Numerical Investigation of Premature Stall in a Non-Tip-Loaded Rotor Caused by Circumferential Groove Casing Treatment

Abstract

Casing treatment design and application typically focus on improving stall margin while minimizing efficiency penalty for tip-loaded rotors. When successful casing treatment configurations are found, it often is assumed that their beneficial effects will occur across the whole operating line. Our investigation revealed the effects of casing treatment on the compressor stability in circumstances such as an off-design situation in which the rotor tip becomes unloaded; that is, in which stall originates elsewhere than at the rotor tip. A widely used circumferential groove casing treatment configuration was installed in a non-tip-loaded rotor, and computational fluid dynamics was employed to simulate the internal flow. The numerical results showed that the stall was induced by a detached vortex located at 90% span near the trailing edge, and the grooves near the blade leading edge significantly negatively affected the stall margin.
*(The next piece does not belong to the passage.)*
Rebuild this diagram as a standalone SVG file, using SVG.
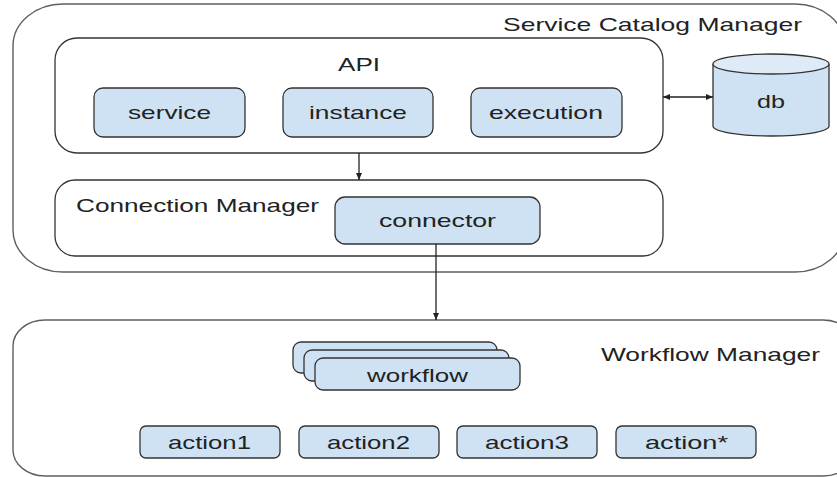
<svg xmlns="http://www.w3.org/2000/svg" width="837" height="477" viewBox="0 0 837 477">
<defs>
<style>
.outer{fill:#ffffff;stroke:#5f5f5f;stroke-width:1.4}
.group{fill:#ffffff;stroke:#333333;stroke-width:1.3}
.box{fill:#cfe2f3;stroke:#333333;stroke-width:1.3}
.lbl{font-family:"Liberation Sans",Arial,sans-serif;font-size:19px;fill:#222222}
.conn{stroke:#222222;stroke-width:1.3;fill:none}
</style>
<marker id="ah" markerUnits="userSpaceOnUse" markerWidth="8" markerHeight="8" refX="7" refY="4" orient="auto-start-reverse">
<path d="M0,1 L7,4 L0,7 Z" fill="#222222"/>
</marker>
</defs>
<rect width="837" height="477" fill="#ffffff"/>

<g id="service-catalog-manager">
<rect class="outer" x="13" y="4" width="832" height="268" rx="50" ry="42"/>
<text class="lbl" x="503" y="31" textLength="299" lengthAdjust="spacingAndGlyphs">Service Catalog Manager</text>
</g>

<g id="api">
<rect class="group" x="55" y="38" width="608" height="115" rx="22" ry="22"/>
<text class="lbl" x="338" y="71" textLength="42" lengthAdjust="spacingAndGlyphs">API</text>
</g>

<g id="service">
<rect class="box" x="94" y="88" width="151" height="49" rx="9" ry="9"/>
<text class="lbl" x="128" y="119" textLength="83" lengthAdjust="spacingAndGlyphs">service</text>
</g>

<g id="instance">
<rect class="box" x="283" y="88" width="150" height="49" rx="9" ry="9"/>
<text class="lbl" x="309" y="119" textLength="98" lengthAdjust="spacingAndGlyphs">instance</text>
</g>

<g id="execution">
<rect class="box" x="471" y="88" width="151" height="49" rx="9" ry="9"/>
<text class="lbl" x="489" y="119" textLength="114" lengthAdjust="spacingAndGlyphs">execution</text>
</g>

<g id="db">
<path class="box" d="M713,64 L713,126 A58,10 0 0 0 829,126 L829,64"/>
<ellipse cx="771" cy="64" rx="58" ry="10" fill="#deebf7" stroke="#333333" stroke-width="1.3"/>
<text class="lbl" x="757" y="108" textLength="28" lengthAdjust="spacingAndGlyphs">db</text>
</g>

<g id="connection-manager">
<rect class="group" x="55" y="180" width="608" height="76" rx="20" ry="20"/>
<text class="lbl" x="76" y="212" textLength="243" lengthAdjust="spacingAndGlyphs">Connection Manager</text>
</g>

<g id="connector">
<rect class="box" x="335" y="197" width="205" height="47" rx="10" ry="10"/>
<text class="lbl" x="379" y="227" textLength="117" lengthAdjust="spacingAndGlyphs">connector</text>
</g>

<g id="workflow-manager">
<rect class="outer" x="13" y="320" width="842" height="156" rx="32" ry="26"/>
<text class="lbl" x="601" y="361" textLength="219" lengthAdjust="spacingAndGlyphs">Workflow Manager</text>
</g>

<g id="workflow">
<rect class="box" x="293" y="342" width="204" height="31" rx="8" ry="8"/>
<rect class="box" x="304" y="350" width="205" height="31" rx="8" ry="8"/>
<rect class="box" x="315" y="358" width="205" height="32" rx="8" ry="8"/>
<text class="lbl" x="367" y="382" textLength="101" lengthAdjust="spacingAndGlyphs">workflow</text>
</g>

<g id="action1">
<rect class="box" x="140" y="426" width="140" height="32" rx="6" ry="6"/>
<text class="lbl" x="168" y="449" textLength="83" lengthAdjust="spacingAndGlyphs">action1</text>
</g>
<g id="action2">
<rect class="box" x="299" y="426" width="140" height="32" rx="6" ry="6"/>
<text class="lbl" x="327" y="449" textLength="83" lengthAdjust="spacingAndGlyphs">action2</text>
</g>
<g id="action3">
<rect class="box" x="457" y="426" width="140" height="32" rx="6" ry="6"/>
<text class="lbl" x="485" y="449" textLength="84" lengthAdjust="spacingAndGlyphs">action3</text>
</g>
<g id="action-star">
<rect class="box" x="616" y="426" width="140" height="32" rx="6" ry="6"/>
<text class="lbl" x="645" y="449" textLength="83" lengthAdjust="spacingAndGlyphs">action*</text>
</g>

<g id="connectors">
<line class="conn" x1="359" y1="153" x2="359" y2="180" marker-end="url(#ah)"/>
<line class="conn" x1="436" y1="244" x2="436" y2="320" marker-end="url(#ah)"/>
<line class="conn" x1="663" y1="97" x2="713" y2="97" marker-start="url(#ah)" marker-end="url(#ah)"/>
</g>
</svg>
Based on a computational fluid dynamics analysis, it was found that a special flow structure consisting of a spanwise tornadolike separation vortex and a stream of radial underflow establishes a connection between the grooves and the stall-critical detached vortex away from the tip. Our research explained the stall mechanism and showed that the casing treatment does not always have a beneficial or neutral effect on compressor stall margin. On the contrary, it significantly can decrease the stability for non-tip-loaded rotors. Thus for conditions in which the rotor tip becomes unloaded, potential harmful effects of casing treatment on the stability margin need to be considered.